I always come to this stage when I’m making plans. I call it “the out.” If whoever I’m making plans with changes their mind (or if I change mine), I don’t want them to feel tied to what we have planned. I discreetly offer them a guilt-free way out of our plans. It just seems like the right thing to do. We’ve all been there. When plans fall through it’s either a relief, or a sting because we weren’t chosen over something else. Either way, with a way out the rejection comes on our terms which is sometimes easier to swallow.


This is the beginning scene in the book of Ruth. Naomi offers Ruth and Orpah an out by giving both of her daughter-in-laws full permission to leave her, because it would be in their best interest. One chose to leave, one chose to stay, and the story that progressed from there is one that touched the heart of God so much that He chose to include it in the mightiest love story of all time, the genealogy of Christ.


Nobody really reads the genealogies, am I right? I genuinely payed attention to the genealogy of Jesus for the very first time this year as I read the Bible during advent and it wrecked me. All those unpronounceable names and “son of's" truly does speak to an overcoming love. If you look closely in the Gospels, right there in all the generations, you see Ruth’s name. Why? Because she was a ride or die (and for a whole host of other theological reasons that are a bit above my paygrade).


Fair-weather love. A kind of love definitely adventurous and spontaneous. It shouldn’t be scorned completely because it does have its place. But then there is a deeper love. Love that stands the test of fire, time, and opposition. It’s a blue-collar love, messy and labor intensive.  It’s a love that sticks out the tough seasons, a love that doesn’t take a constant amount of upkeep and encouragement to be legitimately alive. It blooms despite the darkness. It’s the sound of hope in a vacuous world of opinions and offense. The original word for it is “chesed,” and it’s a love I learned from my mother.
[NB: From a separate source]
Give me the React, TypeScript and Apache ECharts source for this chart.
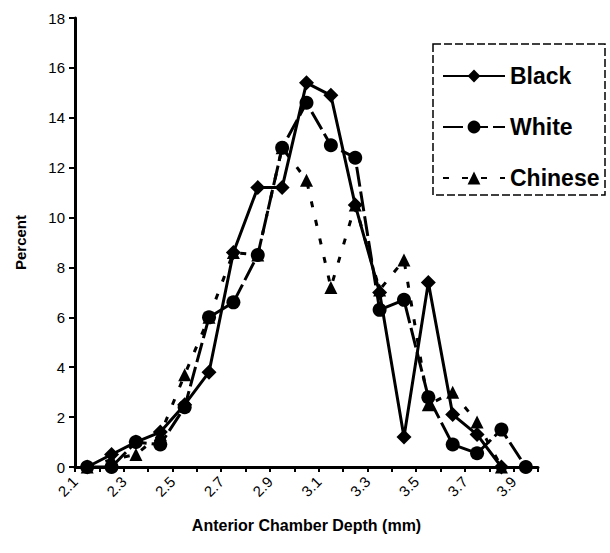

Chesed means “tender loving kindness.” It’s the theme of Ruth, and the most precious stone in the crown of affection that the Lord places on the heads of all believers. Chesed is what tied Ruth to Naomi, even when she was offered the perfect out. Christ gives us the very same opportunity to live this kind of love with God. This is the kind of love that sustains a mother who is bone-tired in the kitchen at the end of a long day. This is the love that causes a friend to keep showing up, even when everyone else has given up. This is the love the poets herald. It’s the love that drove God to save us, and it gives us the courage to accept our salvation. It is the love that people beg, borrow and steal for.


We can trick ourselves into believing that this love should be given to us on a silver platter, but it’s something that only comes with a willingness to stick things out. In the coming year, there are resolutions that ask us to shed things, but I think the thing the Lord has challenged me to learn most of all is to be willing to love to the end, even when it might be in my best interest to leave people, or hopes behind.